Five — Slow but steady: Marc Gasol made his preseason debut after starting off slow in training camp, and it was clear that the 34-year-old is easing his way back after a long summer. Gasol was stuck propping up the bench with a lineup reminiscent of his final Grizzlies days, and his playmaking from the top of the floor almost made it work. It’s clear that Gasol know what to do and where to be, but he just needs a few more reps to improve his conditioning. Based on the way the lineups are shaking out, it might not be a surprise if Gasol comes off the bench to start the year, or if he platoons with Ibaka. There’s a case to be made with both veterans, and mostly, Nurse can’t go wrong either way.
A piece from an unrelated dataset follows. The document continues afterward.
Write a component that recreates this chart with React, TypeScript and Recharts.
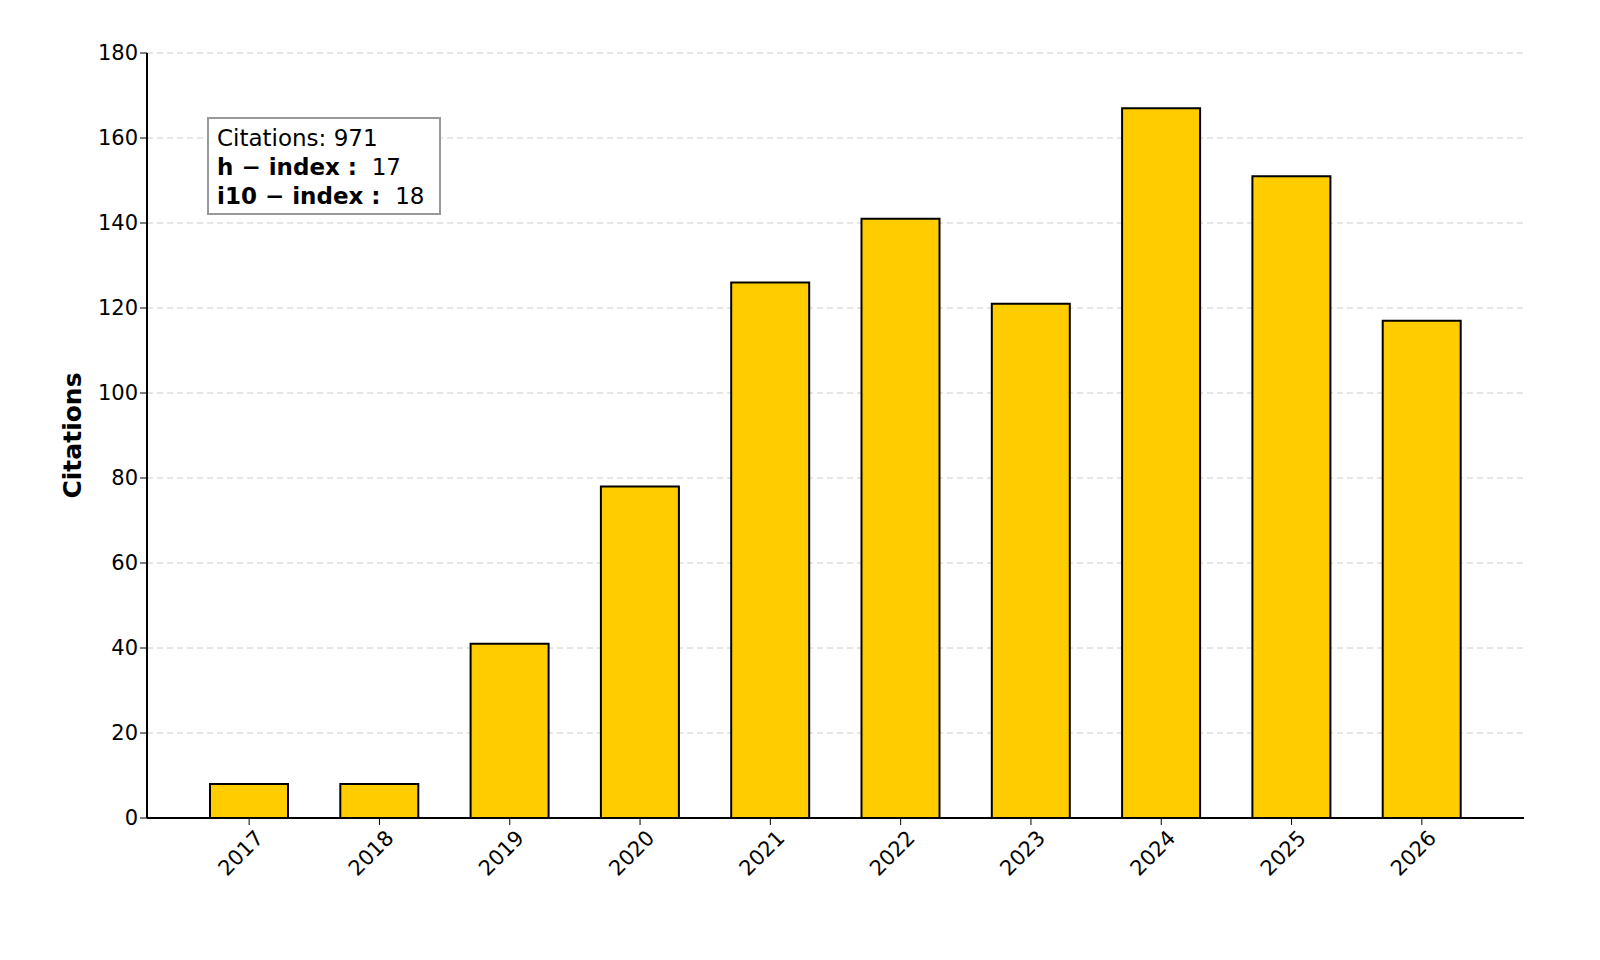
import React from "react";
import { BarChart, Bar, XAxis, YAxis, CartesianGrid } from "recharts";

const years = ["2017","2018","2019","2020","2021","2022","2023","2024","2025","2026"];
const citations = [8, 8, 41, 78, 126, 141, 121, 167, 151, 117];
const yTicks = [0, 20, 40, 60, 80, 100, 120, 140, 160, 180];

const data = years.map((y, i) => ({ year: y, value: citations[i] }));
const font = "DejaVu Sans, sans-serif";

const XTick = (props: any) => {
  const { x, y, payload } = props;
  return (
    <g transform={`translate(${x},${y + 8})`}>
      <text transform="rotate(-45)" textAnchor="end" dy={14} dx={8} fontSize={21} fill="#000" fontFamily={font}>
        {payload.value}
      </text>
    </g>
  );
};

export default function App() {
  return (
    <div style={{ position: "relative", width: 1600, height: 960, fontFamily: font }}>
      <BarChart width={1600} height={960} data={data} margin={{ top: 45, right: 84, left: 79, bottom: 70 }}>
        <CartesianGrid vertical={false} stroke="#cccccc" strokeDasharray="6 4" />
        <XAxis dataKey="year" padding={{ left: 37, right: 37 }} height={80} tick={<XTick />}
          axisLine={{ stroke: "#000", strokeWidth: 2 }} tickLine={{ stroke: "#000" }} tickSize={7} interval={0} />
        <YAxis domain={[0, 180]} ticks={yTicks} width={60} axisLine={{ stroke: "#000", strokeWidth: 2 }}
          tickLine={{ stroke: "#000" }} tickSize={7} tick={{ fontSize: 21, fill: "#000", fontFamily: font }}
          label={{ value: "Citations", angle: -90, position: "insideLeft", dx: -20, style: { fontSize: 25, fontWeight: "bold", fill: "#000", fontFamily: font, textAnchor: "middle" } }} />
        <Bar dataKey="value" fill="#FFCC00" stroke="#000" strokeWidth={2} barSize={78} isAnimationActive={false} />
      </BarChart>
      <div style={{ position: "absolute", left: 199, top: 109, width: 234, height: 98, border: "2px solid #999", background: "#fff", fontSize: 23, lineHeight: "29px", padding: "5px 8px", boxSizing: "border-box", color: "#000" }}>
        <div>Citations: 971</div>
        <div><b>h − index :</b>&nbsp; 17</div>
        <div><b>i10 − index :</b>&nbsp; 18</div>
      </div>
    </div>
  );
}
Six — Knows his role: OG Anunoby was arguably the best defender on the floor for the Raptors, and he needs to maintain that shutdown status to keep his spot in the starting five. Offensively, Anunoby remains limited as his handle and coordination need significant refinement, but all he needs to do is knock down corner 3s to be an adequate fifth option. It’s looking like Dwane Casey was right about Anunoby from the jump: Barring an unforeseen leap, Anunoby’s future in the league is to be a P.J. Tucker type, and there’s no shame in that.
Seven — Up and down: There’s plenty to like about Terence Davis and it was his confidence that stood out Thursday. Russell Westbrook made a point to bully Davis and go at the rookie throughout the game, but it didn’t faze Davis whatsoever as he zoomed past Westbrook for an and-one in the second half. But it’s also clear that Davis is rough around the edges, as he makes plenty of rookie mistakes like missing blockouts, rushing into turnovers, and taking contested shots. As with any other undrafted player, Davis needs to cut down on his mistakes before he features in a prominent role. Nurse clearly likes Davis already as he was the first player off the bench, but he should probably spend at least a month in the G League to get some reps.
Eight — Rotation outlook: By the looks of it, none of the Raptors’ newest signings will have a guaranteed role to start. Davis, Dewan Hernandez and Matt Thomas are too raw, Hollis-Jefferson is too erratic, and Stanley Johnson is showing shades of Joey Graham. If everyone is healthy, the Raptors need one of those five to pop. For now, Hollis-Jefferson is in the lead, but if Johnson finds his confidence, he still has a good shot.
Nine — Strange cat: Nurse must see something in McCaw, but he hasn’t really shown enough to warrant a consistent spot in the rotation. McCaw might have the handles to play the point and his defence is strong, but he just isn’t willing to shoot, which bogs down the offence. He has the quickness to occasionally pressure the basket, but he’s not particularly strong with his finishes and he’s always looking for the pass, which the Rockets figured out after his first preseason shift. For now, McCaw’s role should be to mop up minutes as a third-string point guard, or as a defensive specialist in short spurts.
Ten — It’s ridiculous: Look, everyone understands that three is more than two, but where does it end? The Rockets attempted sixty-four 3-pointers, which made for just an unwatchable product. It’s one thing for Harden to take shuffling step-backs that technically aren’t travels because of the elusive gather rule, but for G-Leaguers like Danuel House to fire away without any shame? Who really wants to watch a basketball game where the two sides combine for 101 3-point attempts?